One of the joys of this Mitchell year has been the opportunity to explore Ireland and to encounter the depth of its spiritual and historical heritage. Just by living here over the past 7 months, I have been well exposed to the enthusiasm of the Irish for all things Irish, but two trips this spring semester have particularly sharpened my appreciation for the Irish emphasis on ritual and historical memory.
The first was in late January, when a friend from Maynooth and I went out to County Mayo in the west to climb Croagh Patrick, the mountain upon which Saint Patrick famously made a forty-day retreat, fasting, praying for the conversion of the Irish, and living in a cave amidst the harsh elements. Climbing “the Reek,” as it is called, is a traditional spiritual rite of passage for the Irish—a pilgrimage of penance, sacrifice, and prayer and an act commemorating the saintly man who brought the Catholic faith to Ireland.
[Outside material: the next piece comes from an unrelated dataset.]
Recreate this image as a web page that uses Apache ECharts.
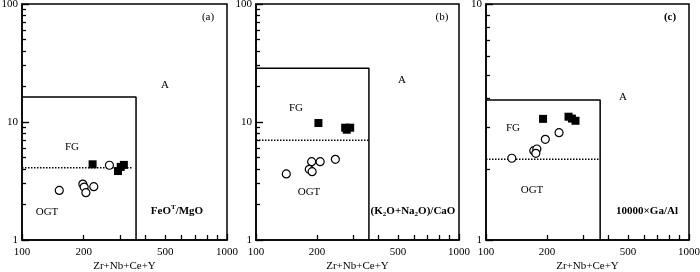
<!DOCTYPE html>
<html><head><meta charset="utf-8">
<script src="https://cdn.jsdelivr.net/npm/echarts@6/dist/echarts.min.js"></script>
<style>html,body{margin:0;padding:0;background:#fff}#c{width:700px;height:272px}</style>
</head><body><div id="c"></div>
<script>
// ---- data ----
const xLabelValues = [100, 200, 500, 1000];

const aSquareX = [221, 294, 303, 314];
const aSquareY = [4.38, 3.84, 4.16, 4.33];
const aCircleX = [152, 198, 201, 205, 224, 267];
const aCircleY = [2.63, 2.98, 2.81, 2.52, 2.83, 4.30];
const aFGtop = 16.3, aFGright = 360, aDotY = 4.1, aDotEnd = 345;

const bSquareX = [203, 275, 291, 280];
const bSquareY = [9.8, 8.95, 8.95, 8.6];
const bCircleX = [141, 183, 189, 188, 207, 246];
const bCircleY = [3.63, 3.97, 3.79, 4.61, 4.61, 4.83];
const bFGtop = 28.5, bFGright = 360, bDotY = 7.0, bDotEnd = 360;

const cSquareX = [191, 255, 265, 276];
const cSquareY = [3.26, 3.33, 3.27, 3.20];
const cCircleX = [134, 172, 178, 176, 196, 229];
const cCircleY = [2.22, 2.39, 2.43, 2.33, 2.67, 2.85];
const cFGtop = 3.92, cFGright = 365, cDotY = 2.2, cDotEnd = 365;

// ---- chart ----
const FONT = "'Liberation Serif','Times New Roman',serif";
const zip = (xs, ys) => xs.map((x, i) => [x, ys[i]]);
const grids = [
  {left: 22, top: 4, width: 205, height: 236},
  {left: 256, top: 4, width: 203, height: 236},
  {left: 486, top: 4, width: 203, height: 236}
];
const panels = [
  {sx: aSquareX, sy: aSquareY, cx: aCircleX, cy: aCircleY, top: aFGtop, right: aFGright, dot: aDotY, dotEnd: aDotEnd, ymax: 100},
  {sx: bSquareX, sy: bSquareY, cx: bCircleX, cy: bCircleY, top: bFGtop, right: bFGright, dot: bDotY, dotEnd: bDotEnd, ymax: 100},
  {sx: cSquareX, sy: cSquareY, cx: cCircleX, cy: cCircleY, top: cFGtop, right: cFGright, dot: cDotY, dotEnd: cDotEnd, ymax: 10}
];
const black = '#000';
const xAxes = [], yAxes = [], series = [];
const fmt = v => String(Math.round(v));
panels.forEach((p, i) => {
  // main x axis: line, ticks, minor ticks, name
  xAxes.push({
    type: 'log', logBase: 10, min: 100, max: 1000, gridIndex: i, position: 'bottom',
    axisLine: {show: true, lineStyle: {color: black, width: 1.5}},
    axisTick: {show: true, inside: true, length: 6, lineStyle: {color: black, width: 1.3}},
    minorTick: {show: true, splitNumber: 9, length: 5, lineStyle: {color: black, width: 1.3}},
    axisLabel: {show: false},
    splitLine: {show: false},
    minorSplitLine: {show: false},
    name: 'Zr+Nb+Ce+Y', nameLocation: 'middle', nameGap: 21,
    nameTextStyle: {color: black, fontFamily: FONT, fontSize: 11}
  });
  // overlay x axis for the 100/200/500/1000 labels
  xAxes.push({
    type: 'log', logBase: 10, min: 100, max: 1000, gridIndex: i, position: 'bottom', offset: 0,
    axisLine: {show: false}, axisTick: {show: false}, minorTick: {show: false},
    axisLabel: {customValues: xLabelValues, formatter: fmt, color: black, fontFamily: FONT, fontSize: 11, margin: 7},
    splitLine: {show: false}
  });
  yAxes.push({
    type: 'log', logBase: 10, min: 1, max: p.ymax, gridIndex: i, position: 'left',
    axisLine: {show: true, lineStyle: {color: black, width: 1.5}},
    axisTick: {show: true, inside: true, length: 7, lineStyle: {color: black, width: 1.4}},
    minorTick: {show: true, splitNumber: 9, length: 4, lineStyle: {color: black, width: 1.3}},
    axisLabel: {formatter: fmt, color: black, fontFamily: FONT, fontSize: 11, margin: 4},
    splitLine: {show: false},
    minorSplitLine: {show: false}
  });
  const xi = 2 * i;
  // FG/OGT field boundary
  series.push({
    type: 'line', xAxisIndex: xi, yAxisIndex: i, symbol: 'none', silent: true,
    data: [[100, p.top], [p.right, p.top], [p.right, 1]],
    lineStyle: {color: black, width: 1.5}, z: 2
  });
  // FG / OGT divide
  series.push({
    type: 'line', xAxisIndex: xi, yAxisIndex: i, symbol: 'none', silent: true,
    data: [[100, p.dot], [p.dotEnd, p.dot]],
    lineStyle: {color: black, width: 1.5, type: [1.5, 1.5]}, z: 2
  });
  series.push({
    type: 'scatter', xAxisIndex: xi, yAxisIndex: i, symbol: 'circle', symbolSize: 8,
    data: zip(p.cx, p.cy),
    itemStyle: {color: '#fff', borderColor: black, borderWidth: 1.2, opacity: 1}, z: 3
  });
  series.push({
    type: 'scatter', xAxisIndex: xi, yAxisIndex: i, symbol: 'rect', symbolSize: 8,
    data: zip(p.sx, p.sy),
    itemStyle: {color: black, opacity: 1}, z: 4
  });
});

function txt(x, y, s, bold, extra) {
  const st = Object.assign({
    text: s, align: 'center', verticalAlign: 'middle',
    font: (bold ? 'bold ' : '') + '11px ' + FONT, fill: black
  }, extra || {});
  return {type: 'text', x: x, y: y, z: 10, style: st};
}
const richB = {
  b: {font: 'bold 11px ' + FONT, fill: black, lineHeight: 14},
  sup: {font: 'bold 7px ' + FONT, fill: black, verticalAlign: 'top', lineHeight: 14, padding: [0, 0, 6, 0]},
  sub: {font: 'bold 7px ' + FONT, fill: black, verticalAlign: 'bottom', lineHeight: 14, padding: [5, 0, 0, 0]}
};
const graphics = [
  txt(208, 17, '(a)', false), txt(165, 85, 'A', false), txt(72, 147, 'FG', false), txt(47, 212, 'OGT', false),
  txt(177, 211, '{b|FeO}{sup|T}{b|/MgO}', true, {rich: richB}),
  txt(442, 17, '(b)', false), txt(402, 80, 'A', false), txt(296, 108, 'FG', false), txt(309, 192, 'OGT', false),
  txt(413, 211, '{b|(K}{sub|2}{b|O+Na}{sub|2}{b|O)/CaO}', true, {rich: richB}),
  txt(670, 17, '(c)', true), txt(623, 97, 'A', false), txt(513, 128, 'FG', false), txt(532, 190, 'OGT', false),
  txt(647, 211, '10000×Ga/Al', true)
];

const chart = echarts.init(document.getElementById('c'), null, {renderer: 'canvas'});
chart.setOption({
  animation: false,
  backgroundColor: '#fff',
  grid: grids.map(g => Object.assign({show: true, borderColor: black, borderWidth: 1.5, backgroundColor: 'transparent', containLabel: false, outerBoundsMode: 'none'}, g)),
  xAxis: xAxes,
  yAxis: yAxes,
  series: series,
  graphic: graphics
});
</script></body></html>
To this day, on “Reek Sunday,” the last Sunday in July, tens of thousands of pilgrims from all over Ireland flock to follow in the footsteps of Saint Patrick, while countless more go every other day of the year. Amazingly, a substantial percentage of them, including many elderly, make the whole trek barefoot—and this climb is no joke, filled with steep inclines and many sharp and loose rocks! Though my friend and I did not go barefoot, we certainly faced our own share of challenges, including heavy rains and, at one point, 70-plus mph winds on a flat about halfway up the mountain. The experience was humbling, especially when I considered that millions of Irish throughout history, often much older than I and with much less than sneakers and a rain jacket, had completed the climb successfully, let alone that Saint Patrick had survived those conditions for forty straight days. It was a sound reminder that the climb is not so much about the physical ascent as it is about the spiritual.
The second trip was a recent excursion down to the south of Ireland, where I visited Cork (the home of Peter, another Mitchell Scholar!), Cobh, and Kinsale. One could say much about the rich character of all three places and the unique spirit of the southern Irish, who hold firmly that Cork is the “real capital of Ireland.” But a brief afternoon trip I took out to the beautiful seaside village of Kinsale was particularly memorable. My scholarship coordinator at Maynooth kindly connected me with her brother, who lives nearby and gave me a tremendous tour of Kinsale Harbor, explaining with impressive detail the deeply nuanced history of the area.
Throughout the tour, I could not help but be struck by the enduring persistence of the Irish in working to maintain and preserve their identity, culture, traditions, and historical memory. Kinsale is famous for being the site of the 1601 Siege of Kinsale, which was a major battle between Gaelic tribes, supported by the Spanish, and the English, who were seeking to expand their control over the entirety of Ireland. After a fierce and highly tactical fight, the Irish and Spanish ultimately lost, marking a major turning point in Irish history, for the English had finally broken the Gaelic tribal governance system and their way of life. (And in important ways, that English victory opened the door to further westward colonization in the New World, which may well have been entirely Spanish-speaking had the Spanish been victorious at Kinsale and held off the British.) Yet to this day—especially in the wake of last year’s 100th anniversary of Irish independence—the Irish are proud to commemorate that battle and the persistent efforts of their ancestors across the centuries to defend and preserve their religious and political sovereignty and heritage. In a technocratic age that can tend to look to the past with skepticism and distrust, the sincerity of the Irish reverence for their spiritual, political, and cultural heroes of years bygone is refreshing and inspiring, and, indeed, something I will be proud to take home with me.